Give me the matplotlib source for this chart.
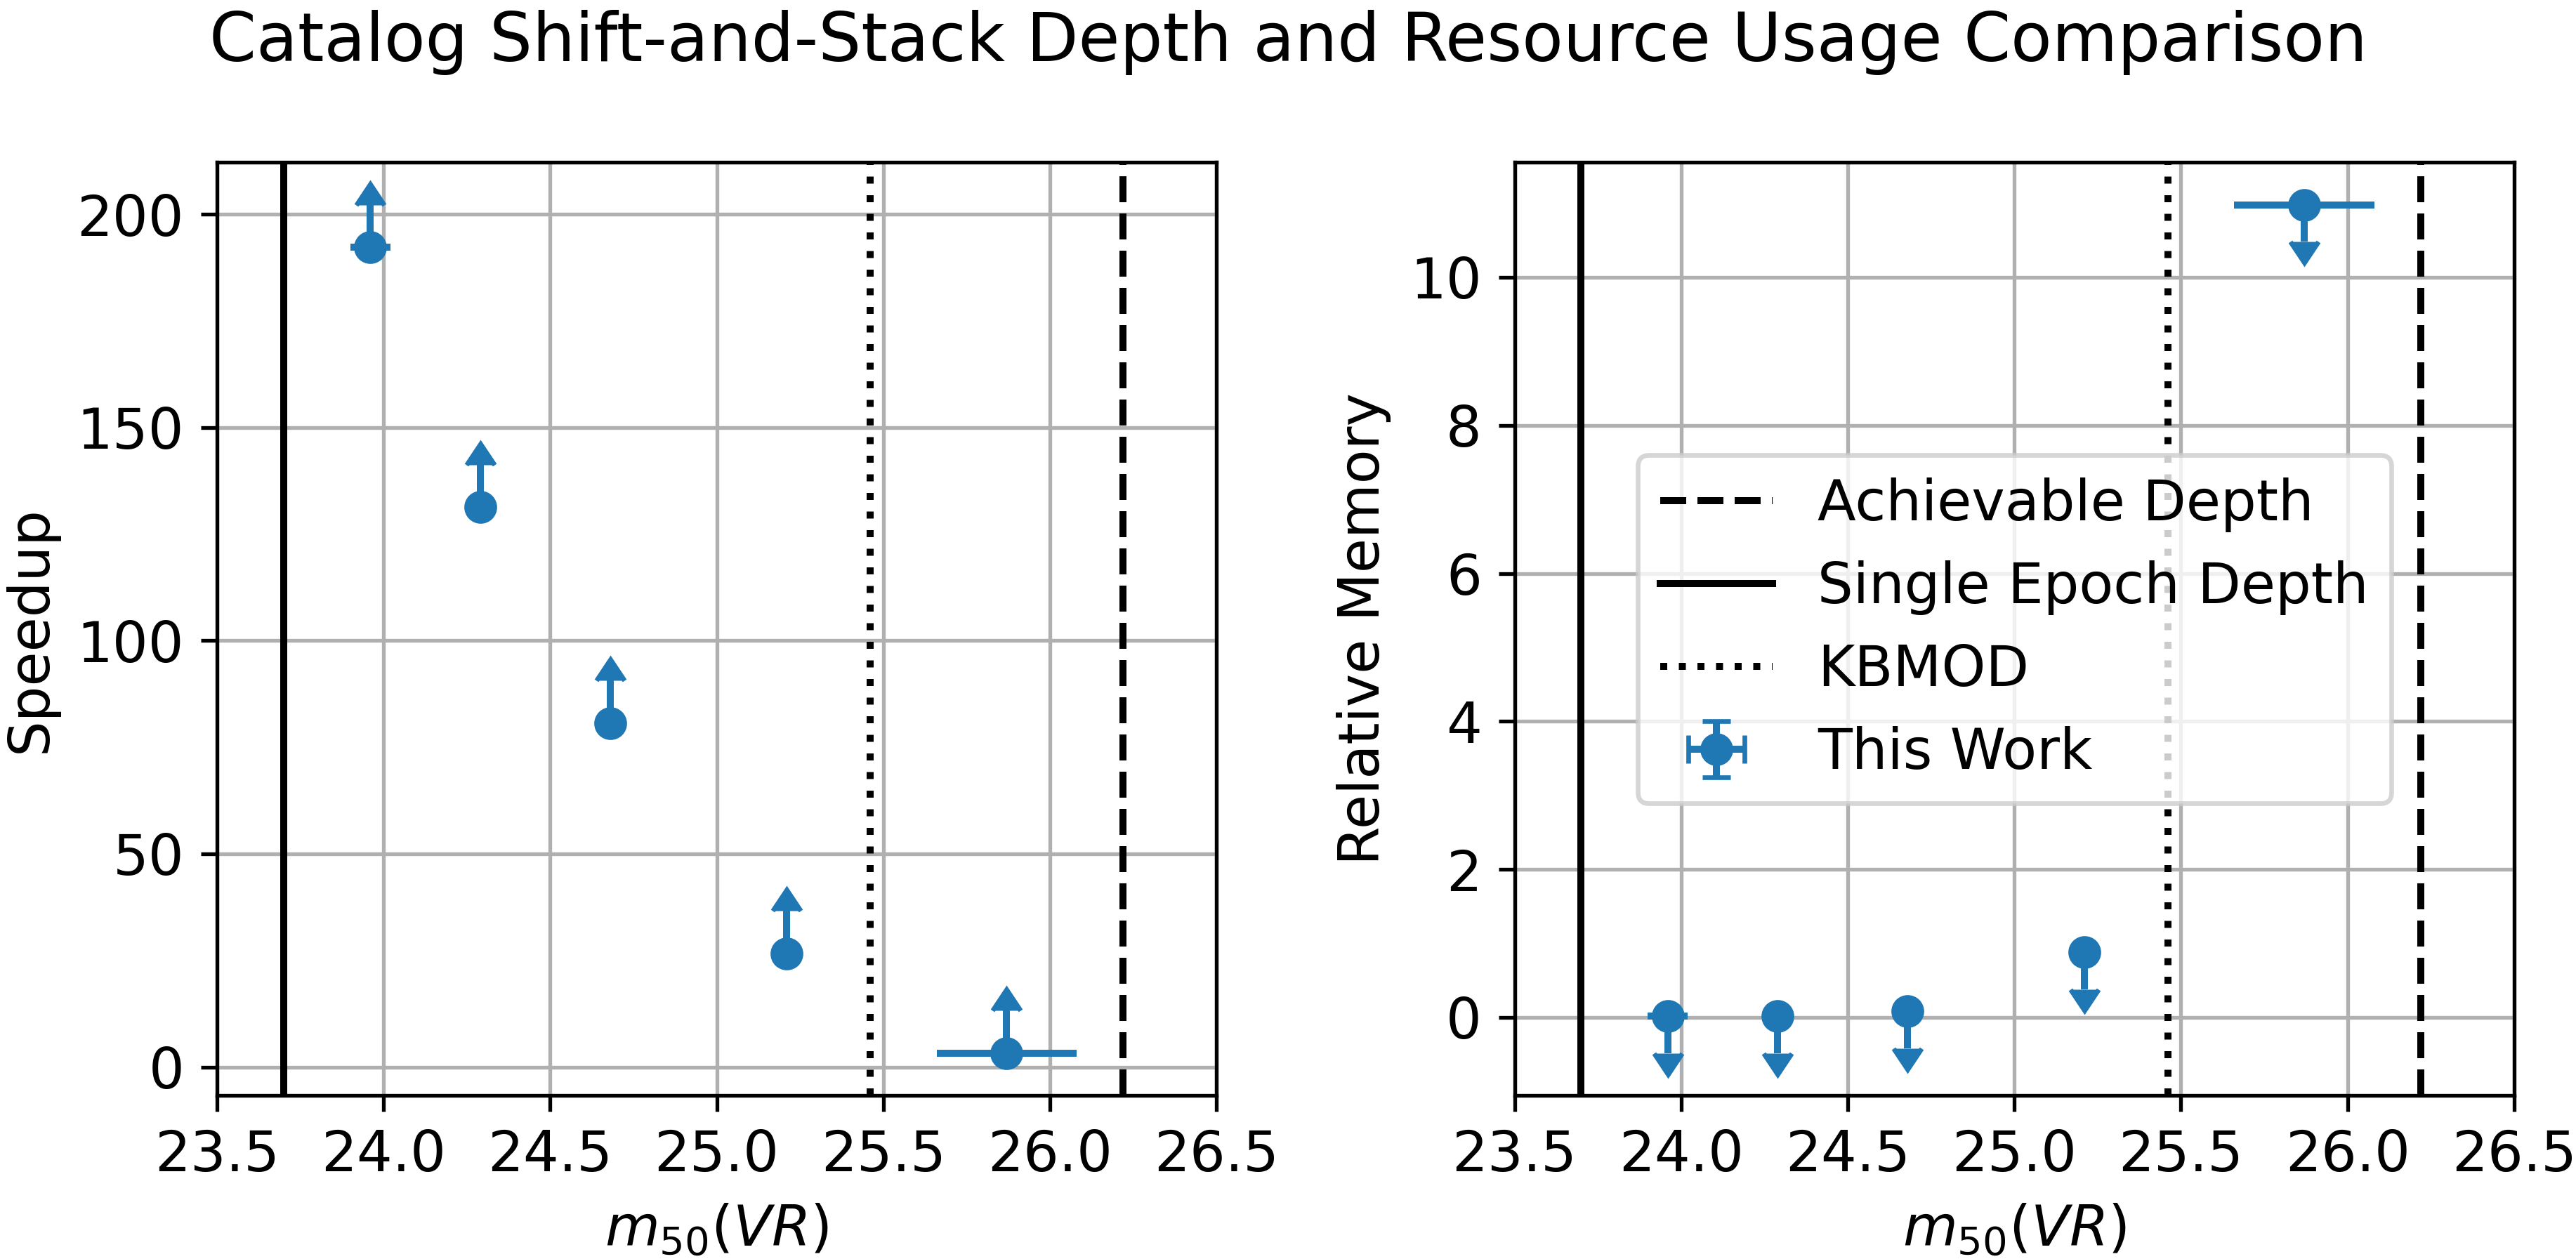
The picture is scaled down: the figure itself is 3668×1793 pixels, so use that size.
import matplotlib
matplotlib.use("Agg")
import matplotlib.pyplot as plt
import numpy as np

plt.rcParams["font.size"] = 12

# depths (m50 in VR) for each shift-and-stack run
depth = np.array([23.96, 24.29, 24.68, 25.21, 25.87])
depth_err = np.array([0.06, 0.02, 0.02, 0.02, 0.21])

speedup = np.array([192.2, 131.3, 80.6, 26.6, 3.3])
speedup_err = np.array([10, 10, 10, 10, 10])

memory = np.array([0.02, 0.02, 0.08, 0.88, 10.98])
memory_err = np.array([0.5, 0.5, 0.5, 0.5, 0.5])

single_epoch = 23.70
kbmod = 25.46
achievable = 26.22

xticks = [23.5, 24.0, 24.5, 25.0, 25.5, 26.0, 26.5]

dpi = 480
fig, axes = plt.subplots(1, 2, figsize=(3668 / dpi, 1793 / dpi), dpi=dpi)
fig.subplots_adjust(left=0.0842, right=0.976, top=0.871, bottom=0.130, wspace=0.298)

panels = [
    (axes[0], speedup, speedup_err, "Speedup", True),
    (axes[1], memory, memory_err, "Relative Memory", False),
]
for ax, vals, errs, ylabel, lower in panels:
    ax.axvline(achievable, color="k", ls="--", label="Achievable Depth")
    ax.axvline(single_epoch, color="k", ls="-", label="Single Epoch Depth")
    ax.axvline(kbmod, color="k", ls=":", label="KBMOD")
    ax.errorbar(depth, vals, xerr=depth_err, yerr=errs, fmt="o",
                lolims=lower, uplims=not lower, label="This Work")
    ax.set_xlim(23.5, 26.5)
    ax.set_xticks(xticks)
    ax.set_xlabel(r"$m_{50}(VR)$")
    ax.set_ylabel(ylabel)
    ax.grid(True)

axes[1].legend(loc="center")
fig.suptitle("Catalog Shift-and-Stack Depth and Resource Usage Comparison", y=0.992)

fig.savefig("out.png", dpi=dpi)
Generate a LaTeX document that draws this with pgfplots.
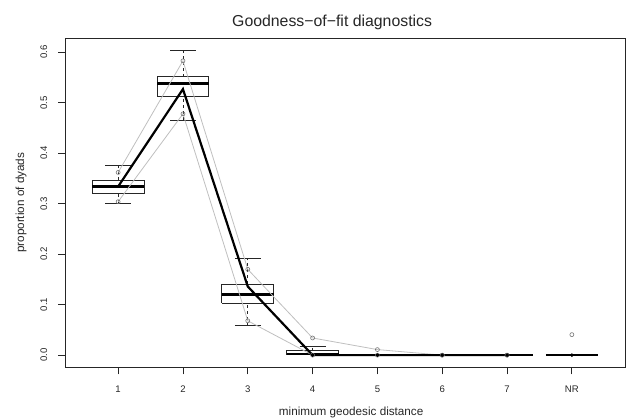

TASK DIRECTIONS: Across the material above, how many lines include the string "that"? Only the number is wanted.

RESULT OF THE TASK: 2